Nyai Ontosoroh langsung log out sebagai aksi protesnya sembari mendengus dalam hati. “Hasyuuhh, wong Jowo juga pake belagu sok bule. Giant, Giant ndyasmu, dasar Vicky Prasetyo!”
Begitulah sikap idealis jomblo ala Nyai Ontosoroh; menyendiri itu merah, Jenderal, tetapi tidak berarti tidak beradab, pakai great sale.
Sampai di sini, pesan moral kejombloan Nyai Ontosoroh untuk kalian yang setia bersatu ialah: “High Quality Jomblo.” Maksudnya, bebannya berat, tapi hargamu juga tinggi! Nggak pake galau-galauan di media sosial untuk memancing merpati-merpati yang rajin ingkar janji agar singgah di sangkarmu, lalu pergi dan singgah ke sangkar-sangkar lainnya lagi. Nyai Ontosoroh nggak demen galau, tidak hobi bertelanjang di medsos!
Namun, di sisi lain, idealisme Nyai Ontosoroh bukanlah idealisme buta. Nyai Ontosoroh tahu pasti bahwa idealisme buta takkan bikin bahagia. Ia tahu betul bahwa idealisme buta hanya dilakukan oleh orang-orang yang belum pernah disodori billing. Alias masih nadah ortu. Ya wajar idealis dengan harga mati, lha wong ada simboke yang selalu membayari semua tagihannya sambil mengelus dada.

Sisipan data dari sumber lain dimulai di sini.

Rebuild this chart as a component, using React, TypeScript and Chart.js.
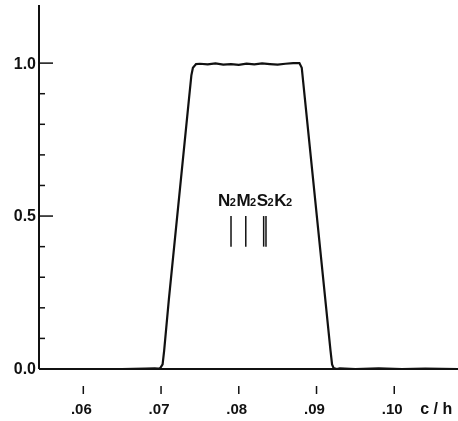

Idealisme Nyai Ontosoroh, untuk memilih hidup menjomblo dibanding berkalang lelaki itu, lantas dinetralisir dengan premis kedua: “Tapi bukan berarti aku tidak butuh lelaki untuk aku cintai.” Ini sangat bertenaga, keren. Timbang kau di permukaan bersikap politik “anti menikah sebagai pemberontakan terhadap ketidakadilan rumah tangga”, tetapi bolak-balik plesiran ke kidul Giwangan dan kulon Malioboro untuk nemuin Srintil, to?
Nyai Ontosoroh bersikap apa adanya sebagai jomblo idealis di satu sisi; hanya akan melepas kejombloannya untuk lelaki yang tepat untuk dicintainya. Bila di sisi lain tipe lelaki begituan belum hadir, ia bukan hanya siap menanggung beban jomblonya tapi juga bahkan bersedia menggembleng diri untuk lebih mandiri dan lebih baik sebagai pribadi.
Inilah pelajaran menjomblo yang beradab dari Nyai Ontosoroh. Maka bila kau betah menjomblo sampai lima tahun lagi dengan alasan: “Jangan sebut aku perempuan sejati jika hidup hanya berkalang lelaki”, dengan target besar untuk “…bukan berarti aku tidak butuh lelaki untuk aku cintai”, itu tandanya kau telah mewarisi spirit jomblo idealis dan beradab dari Nyai Ontosoroh.
Sementara itu, sambil menunggu premis pertama dienyahkan oleh pemis kedua tadi, ada baiknya kau merajinkan diri menghafal Pancasila, terutama sila kedua: “Kemanusiaan yang adil dan beradab.”